Beet Ireland claims to have investors lined up for the construction of a new facility, which is estimates will cost about €400 million. Michael Hoey, the group’s chairman, says a “major investor” has already agreed to come on board, but there are also “a number of smaller investors that know this will be a very successful industry to bring back”. Their model will also include a co-operative element whereby beet growers pay for their quotas in the form of a bond.

Hoey believes a revitalised sugar beet industry will contribute to Ireland’s food exports, one of the few areas of the economy currently performing well. He says it’s in Europe’s interest to allow Ireland back into the market and adds that a proposed bioethanol production facility at the plant would contribute towards EU renewable energy targets.

But the European resistance is political, with EU member states that have benefited from the new regime lobbying to maintain the status quo beyond 2015. Last week at the farm council meeting in Brussels a majority of member states refused to back down on a demand that the commission extend sugar quotas until 2020.

Ireland against


Fourteen member states want to see quotas prolonged. Ireland is among a minority against the proposal, as is Slovenia, which last week said an extension would be “totally unacceptable”. It, too, wants to re-enter the now booming sugar industry and has said if the quotas are not lifted, there should be “an appropriate solution for those member states that had abolished their sugar beet production”.

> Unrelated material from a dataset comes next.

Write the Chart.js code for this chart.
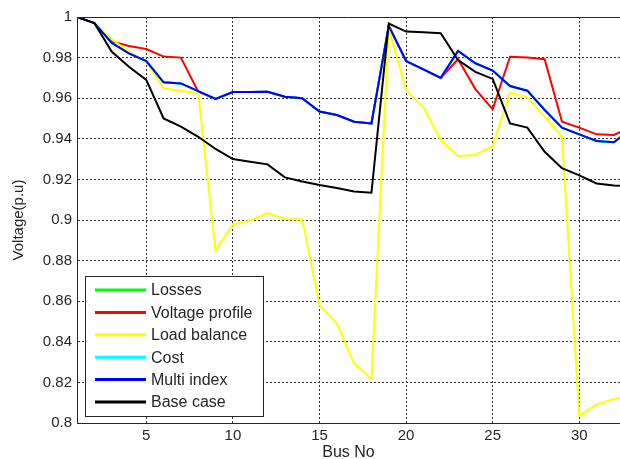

For Mairéad McGuinness MEP, this means offering Ireland a quota to allow it back into the market. Although she acknowledges that Ireland accepted compensation to withdraw from the market and, as such, has no strong claim for re-entry, she says “we’re making very small steps” towards future inclusion.

Negotiations may become more complicated next year when Ireland holds the EU presidency and won’t want to appear to act disproportionately in its own interest. But nonetheless McGuinness remains “more optimistic than I have been in the past”.

Bittersweet end Sugar infrastructure gone


In 2006 Greencore plc accepted EU compensation to relinquish its sugar quota and in effect brought the Irish sugar industry to an end.

According to the CSO, sugar beet was worth €60 million to the Irish economy in 2005. Beet Ireland estimates we spend €200 million a year on sugar imports.

Although farmers still grow the crop for fodder, there is no longer any sugar infrastructure in Ireland. Estimates suggest a new production facility will cost between €350 and €400 million and create as many as 5,000 jobs.

Sugar sells for between €700 and €800 a tonne, well above the minimum price of €500 a tonne at which Irish production is viable.

The Government has voiced its support for proposals to re-establish the industry if investors provide the capital for the new facility.

The task now for Irish politicians is to convince Europe to either abolish quotas in 2015, as originally planned, or grant Ireland a quota if the regime is to be extended.

Beet Ireland is looking for 250,000 tonnes. The total European quota is 13.3 million tonnes.